> PROMPT
Copy nothing but the text: reproduce each line of the listing exactly and leave the pictures out.

> DATA EXCERPT
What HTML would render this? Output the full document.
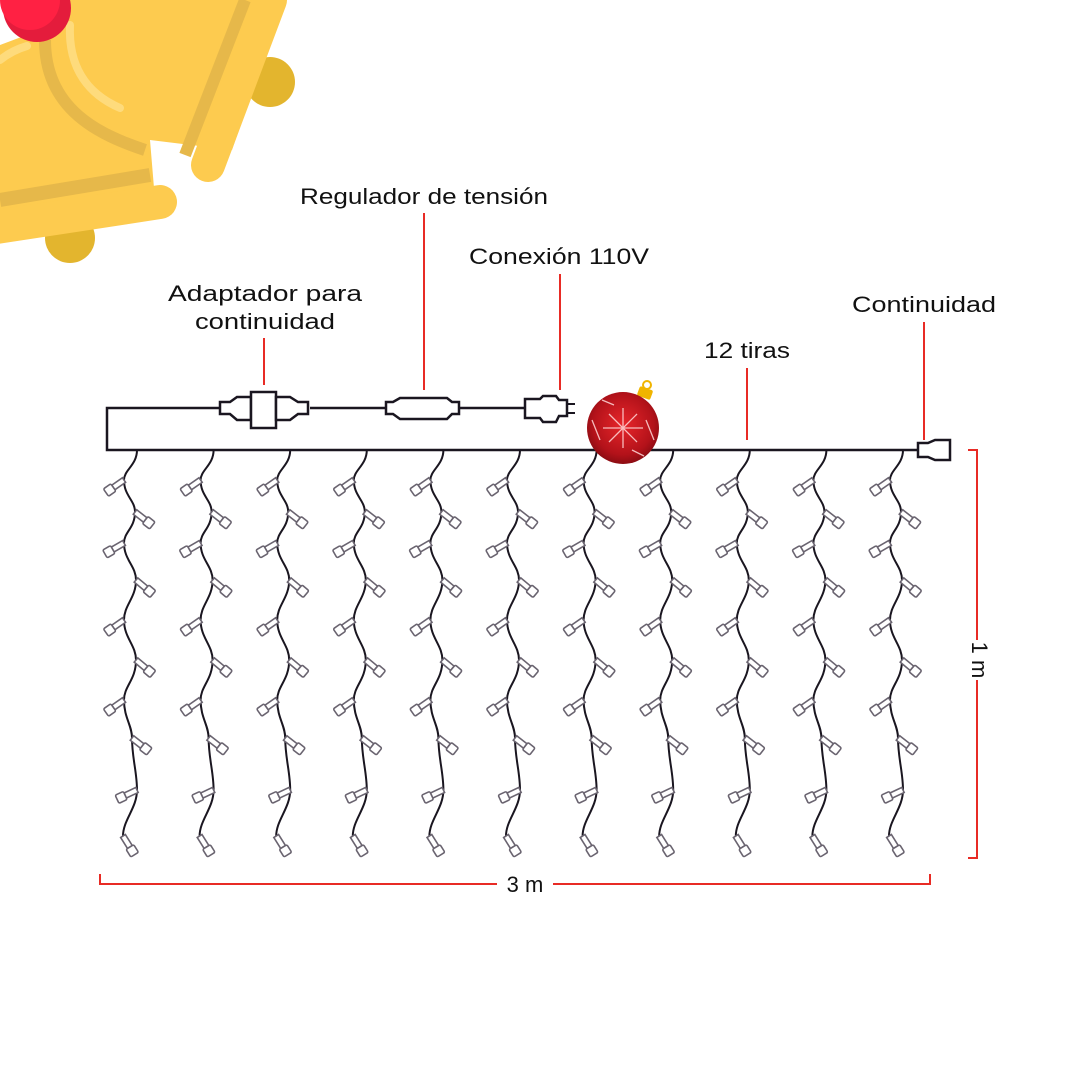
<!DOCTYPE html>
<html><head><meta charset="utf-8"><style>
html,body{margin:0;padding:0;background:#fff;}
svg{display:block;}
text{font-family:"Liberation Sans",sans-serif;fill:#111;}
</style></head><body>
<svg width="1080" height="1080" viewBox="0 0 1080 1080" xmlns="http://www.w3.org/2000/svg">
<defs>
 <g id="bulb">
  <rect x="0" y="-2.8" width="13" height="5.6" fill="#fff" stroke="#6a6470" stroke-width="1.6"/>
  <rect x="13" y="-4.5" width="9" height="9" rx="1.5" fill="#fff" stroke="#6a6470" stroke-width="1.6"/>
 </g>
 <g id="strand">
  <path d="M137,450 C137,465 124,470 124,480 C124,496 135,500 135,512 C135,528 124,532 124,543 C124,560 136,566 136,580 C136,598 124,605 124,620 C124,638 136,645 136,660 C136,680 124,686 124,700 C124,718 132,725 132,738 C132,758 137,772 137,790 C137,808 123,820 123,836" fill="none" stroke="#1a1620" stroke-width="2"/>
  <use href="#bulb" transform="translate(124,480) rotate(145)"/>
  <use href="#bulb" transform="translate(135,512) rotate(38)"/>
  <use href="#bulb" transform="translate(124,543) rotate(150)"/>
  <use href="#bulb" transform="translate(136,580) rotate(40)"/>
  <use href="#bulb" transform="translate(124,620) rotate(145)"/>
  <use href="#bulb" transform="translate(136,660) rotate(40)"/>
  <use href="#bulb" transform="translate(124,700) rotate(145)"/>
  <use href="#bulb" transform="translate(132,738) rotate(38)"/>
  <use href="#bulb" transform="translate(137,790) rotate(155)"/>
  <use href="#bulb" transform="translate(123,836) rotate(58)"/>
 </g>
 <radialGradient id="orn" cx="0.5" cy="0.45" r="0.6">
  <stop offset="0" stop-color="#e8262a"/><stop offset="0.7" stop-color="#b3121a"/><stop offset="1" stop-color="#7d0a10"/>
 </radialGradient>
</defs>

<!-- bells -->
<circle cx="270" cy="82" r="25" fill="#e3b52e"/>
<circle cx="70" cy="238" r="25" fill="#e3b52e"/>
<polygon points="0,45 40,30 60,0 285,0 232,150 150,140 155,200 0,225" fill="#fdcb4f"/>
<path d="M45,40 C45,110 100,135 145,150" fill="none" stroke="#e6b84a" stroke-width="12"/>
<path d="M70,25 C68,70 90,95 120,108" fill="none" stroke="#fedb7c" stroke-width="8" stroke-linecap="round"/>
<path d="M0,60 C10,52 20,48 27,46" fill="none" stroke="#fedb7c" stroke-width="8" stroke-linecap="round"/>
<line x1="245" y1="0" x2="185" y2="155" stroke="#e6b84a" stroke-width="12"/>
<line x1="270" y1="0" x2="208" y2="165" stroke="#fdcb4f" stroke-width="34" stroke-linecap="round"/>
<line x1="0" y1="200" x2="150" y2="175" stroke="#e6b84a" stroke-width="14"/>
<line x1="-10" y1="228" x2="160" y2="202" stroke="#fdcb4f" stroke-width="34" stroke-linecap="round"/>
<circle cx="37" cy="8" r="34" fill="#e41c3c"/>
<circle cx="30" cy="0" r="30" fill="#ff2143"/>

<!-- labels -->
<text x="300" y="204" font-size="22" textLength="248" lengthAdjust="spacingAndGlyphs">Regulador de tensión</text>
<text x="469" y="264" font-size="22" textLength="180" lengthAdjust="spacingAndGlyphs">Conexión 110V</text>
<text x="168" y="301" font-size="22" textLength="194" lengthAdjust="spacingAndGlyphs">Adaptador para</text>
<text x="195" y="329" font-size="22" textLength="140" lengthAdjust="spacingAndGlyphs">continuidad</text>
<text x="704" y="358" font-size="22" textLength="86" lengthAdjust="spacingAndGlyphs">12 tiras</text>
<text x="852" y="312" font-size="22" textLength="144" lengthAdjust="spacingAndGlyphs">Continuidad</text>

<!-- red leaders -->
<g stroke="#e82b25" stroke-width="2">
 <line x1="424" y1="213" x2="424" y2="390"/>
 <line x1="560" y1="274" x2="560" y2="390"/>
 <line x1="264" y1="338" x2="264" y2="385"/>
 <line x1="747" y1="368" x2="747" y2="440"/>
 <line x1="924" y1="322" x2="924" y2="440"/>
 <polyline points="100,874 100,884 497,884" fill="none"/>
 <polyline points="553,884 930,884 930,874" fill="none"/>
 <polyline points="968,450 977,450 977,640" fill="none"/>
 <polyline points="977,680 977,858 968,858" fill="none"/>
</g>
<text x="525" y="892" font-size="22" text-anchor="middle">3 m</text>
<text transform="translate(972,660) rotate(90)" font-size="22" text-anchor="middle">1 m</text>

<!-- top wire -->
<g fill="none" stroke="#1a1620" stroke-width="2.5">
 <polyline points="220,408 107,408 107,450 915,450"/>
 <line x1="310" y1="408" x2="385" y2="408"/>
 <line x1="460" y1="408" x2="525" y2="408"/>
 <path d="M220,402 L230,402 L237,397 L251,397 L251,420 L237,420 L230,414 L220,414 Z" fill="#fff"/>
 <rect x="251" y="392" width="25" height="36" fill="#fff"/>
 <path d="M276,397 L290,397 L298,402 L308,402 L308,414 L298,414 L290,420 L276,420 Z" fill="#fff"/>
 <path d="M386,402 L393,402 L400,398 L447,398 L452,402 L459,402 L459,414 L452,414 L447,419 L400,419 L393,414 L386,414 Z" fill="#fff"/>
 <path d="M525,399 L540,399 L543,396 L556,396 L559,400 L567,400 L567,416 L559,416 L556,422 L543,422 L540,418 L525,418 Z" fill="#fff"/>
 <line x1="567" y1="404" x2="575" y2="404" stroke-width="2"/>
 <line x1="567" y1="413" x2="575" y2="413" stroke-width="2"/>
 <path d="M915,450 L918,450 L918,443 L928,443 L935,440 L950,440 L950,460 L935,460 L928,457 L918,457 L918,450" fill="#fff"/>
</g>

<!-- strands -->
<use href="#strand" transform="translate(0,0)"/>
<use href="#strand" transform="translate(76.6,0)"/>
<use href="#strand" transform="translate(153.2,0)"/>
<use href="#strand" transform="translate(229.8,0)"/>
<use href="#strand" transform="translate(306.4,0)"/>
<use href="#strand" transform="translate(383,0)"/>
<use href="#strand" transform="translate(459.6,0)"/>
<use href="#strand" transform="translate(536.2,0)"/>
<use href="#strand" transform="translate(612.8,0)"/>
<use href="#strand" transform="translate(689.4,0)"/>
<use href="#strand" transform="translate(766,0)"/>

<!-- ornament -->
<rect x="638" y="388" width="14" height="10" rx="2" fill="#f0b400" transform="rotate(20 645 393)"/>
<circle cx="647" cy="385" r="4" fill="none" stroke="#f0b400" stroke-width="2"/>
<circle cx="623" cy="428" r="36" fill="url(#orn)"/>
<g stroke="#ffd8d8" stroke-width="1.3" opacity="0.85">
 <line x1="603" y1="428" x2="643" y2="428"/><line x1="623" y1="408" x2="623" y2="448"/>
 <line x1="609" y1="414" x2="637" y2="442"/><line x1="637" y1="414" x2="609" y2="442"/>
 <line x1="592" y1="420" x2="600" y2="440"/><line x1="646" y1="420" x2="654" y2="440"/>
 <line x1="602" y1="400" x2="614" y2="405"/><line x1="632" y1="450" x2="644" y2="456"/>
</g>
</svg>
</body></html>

> CORRECT RESPONSE
What HTML would render this? Output the full document.
<!DOCTYPE html>
<html><head><meta charset="utf-8"><style>
html,body{margin:0;padding:0;background:#fff;}
svg{display:block;}
text{font-family:"Liberation Sans",sans-serif;fill:#111;}
</style></head><body>
<svg width="1080" height="1080" viewBox="0 0 1080 1080" xmlns="http://www.w3.org/2000/svg">
<defs>
 <g id="bulb">
  <rect x="0" y="-2.8" width="13" height="5.6" fill="#fff" stroke="#6a6470" stroke-width="1.6"/>
  <rect x="13" y="-4.5" width="9" height="9" rx="1.5" fill="#fff" stroke="#6a6470" stroke-width="1.6"/>
 </g>
 <g id="strand">
  <path d="M137,450 C137,465 124,470 124,480 C124,496 135,500 135,512 C135,528 124,532 124,543 C124,560 136,566 136,580 C136,598 124,605 124,620 C124,638 136,645 136,660 C136,680 124,686 124,700 C124,718 132,725 132,738 C132,758 137,772 137,790 C137,808 123,820 123,836" fill="none" stroke="#1a1620" stroke-width="2"/>
  <use href="#bulb" transform="translate(124,480) rotate(145)"/>
  <use href="#bulb" transform="translate(135,512) rotate(38)"/>
  <use href="#bulb" transform="translate(124,543) rotate(150)"/>
  <use href="#bulb" transform="translate(136,580) rotate(40)"/>
  <use href="#bulb" transform="translate(124,620) rotate(145)"/>
  <use href="#bulb" transform="translate(136,660) rotate(40)"/>
  <use href="#bulb" transform="translate(124,700) rotate(145)"/>
  <use href="#bulb" transform="translate(132,738) rotate(38)"/>
  <use href="#bulb" transform="translate(137,790) rotate(155)"/>
  <use href="#bulb" transform="translate(123,836) rotate(58)"/>
 </g>
 <radialGradient id="orn" cx="0.5" cy="0.45" r="0.6">
  <stop offset="0" stop-color="#e8262a"/><stop offset="0.7" stop-color="#b3121a"/><stop offset="1" stop-color="#7d0a10"/>
 </radialGradient>
</defs>

<!-- bells -->
<circle cx="270" cy="82" r="25" fill="#e3b52e"/>
<circle cx="70" cy="238" r="25" fill="#e3b52e"/>
<polygon points="0,45 40,30 60,0 285,0 232,150 150,140 155,200 0,225" fill="#fdcb4f"/>
<path d="M45,40 C45,110 100,135 145,150" fill="none" stroke="#e6b84a" stroke-width="12"/>
<path d="M70,25 C68,70 90,95 120,108" fill="none" stroke="#fedb7c" stroke-width="8" stroke-linecap="round"/>
<path d="M0,60 C10,52 20,48 27,46" fill="none" stroke="#fedb7c" stroke-width="8" stroke-linecap="round"/>
<line x1="245" y1="0" x2="185" y2="155" stroke="#e6b84a" stroke-width="12"/>
<line x1="270" y1="0" x2="208" y2="165" stroke="#fdcb4f" stroke-width="34" stroke-linecap="round"/>
<line x1="0" y1="200" x2="150" y2="175" stroke="#e6b84a" stroke-width="14"/>
<line x1="-10" y1="228" x2="160" y2="202" stroke="#fdcb4f" stroke-width="34" stroke-linecap="round"/>
<circle cx="37" cy="8" r="34" fill="#e41c3c"/>
<circle cx="30" cy="0" r="30" fill="#ff2143"/>

<!-- labels -->
<text x="300" y="204" font-size="22" textLength="248" lengthAdjust="spacingAndGlyphs">Regulador de tensión</text>
<text x="469" y="264" font-size="22" textLength="180" lengthAdjust="spacingAndGlyphs">Conexión 110V</text>
<text x="168" y="301" font-size="22" textLength="194" lengthAdjust="spacingAndGlyphs">Adaptador para</text>
<text x="195" y="329" font-size="22" textLength="140" lengthAdjust="spacingAndGlyphs">continuidad</text>
<text x="704" y="358" font-size="22" textLength="86" lengthAdjust="spacingAndGlyphs">12 tiras</text>
<text x="852" y="312" font-size="22" textLength="144" lengthAdjust="spacingAndGlyphs">Continuidad</text>

<!-- red leaders -->
<g stroke="#e82b25" stroke-width="2">
 <line x1="424" y1="213" x2="424" y2="390"/>
 <line x1="560" y1="274" x2="560" y2="390"/>
 <line x1="264" y1="338" x2="264" y2="385"/>
 <line x1="747" y1="368" x2="747" y2="440"/>
 <line x1="924" y1="322" x2="924" y2="440"/>
 <polyline points="100,874 100,884 497,884" fill="none"/>
 <polyline points="553,884 930,884 930,874" fill="none"/>
 <polyline points="968,450 977,450 977,640" fill="none"/>
 <polyline points="977,680 977,858 968,858" fill="none"/>
</g>
<text x="525" y="892" font-size="22" text-anchor="middle">3 m</text>
<text transform="translate(972,660) rotate(90)" font-size="22" text-anchor="middle">1 m</text>

<!-- top wire -->
<g fill="none" stroke="#1a1620" stroke-width="2.5">
 <polyline points="220,408 107,408 107,450 915,450"/>
 <line x1="310" y1="408" x2="385" y2="408"/>
 <line x1="460" y1="408" x2="525" y2="408"/>
 <path d="M220,402 L230,402 L237,397 L251,397 L251,420 L237,420 L230,414 L220,414 Z" fill="#fff"/>
 <rect x="251" y="392" width="25" height="36" fill="#fff"/>
 <path d="M276,397 L290,397 L298,402 L308,402 L308,414 L298,414 L290,420 L276,420 Z" fill="#fff"/>
 <path d="M386,402 L393,402 L400,398 L447,398 L452,402 L459,402 L459,414 L452,414 L447,419 L400,419 L393,414 L386,414 Z" fill="#fff"/>
 <path d="M525,399 L540,399 L543,396 L556,396 L559,400 L567,400 L567,416 L559,416 L556,422 L543,422 L540,418 L525,418 Z" fill="#fff"/>
 <line x1="567" y1="404" x2="575" y2="404" stroke-width="2"/>
 <line x1="567" y1="413" x2="575" y2="413" stroke-width="2"/>
 <path d="M915,450 L918,450 L918,443 L928,443 L935,440 L950,440 L950,460 L935,460 L928,457 L918,457 L918,450" fill="#fff"/>
</g>

<!-- strands -->
<use href="#strand" transform="translate(0,0)"/>
<use href="#strand" transform="translate(76.6,0)"/>
<use href="#strand" transform="translate(153.2,0)"/>
<use href="#strand" transform="translate(229.8,0)"/>
<use href="#strand" transform="translate(306.4,0)"/>
<use href="#strand" transform="translate(383,0)"/>
<use href="#strand" transform="translate(459.6,0)"/>
<use href="#strand" transform="translate(536.2,0)"/>
<use href="#strand" transform="translate(612.8,0)"/>
<use href="#strand" transform="translate(689.4,0)"/>
<use href="#strand" transform="translate(766,0)"/>

<!-- ornament -->
<rect x="638" y="388" width="14" height="10" rx="2" fill="#f0b400" transform="rotate(20 645 393)"/>
<circle cx="647" cy="385" r="4" fill="none" stroke="#f0b400" stroke-width="2"/>
<circle cx="623" cy="428" r="36" fill="url(#orn)"/>
<g stroke="#ffd8d8" stroke-width="1.3" opacity="0.85">
 <line x1="603" y1="428" x2="643" y2="428"/><line x1="623" y1="408" x2="623" y2="448"/>
 <line x1="609" y1="414" x2="637" y2="442"/><line x1="637" y1="414" x2="609" y2="442"/>
 <line x1="592" y1="420" x2="600" y2="440"/><line x1="646" y1="420" x2="654" y2="440"/>
 <line x1="602" y1="400" x2="614" y2="405"/><line x1="632" y1="450" x2="644" y2="456"/>
</g>
</svg>
</body></html>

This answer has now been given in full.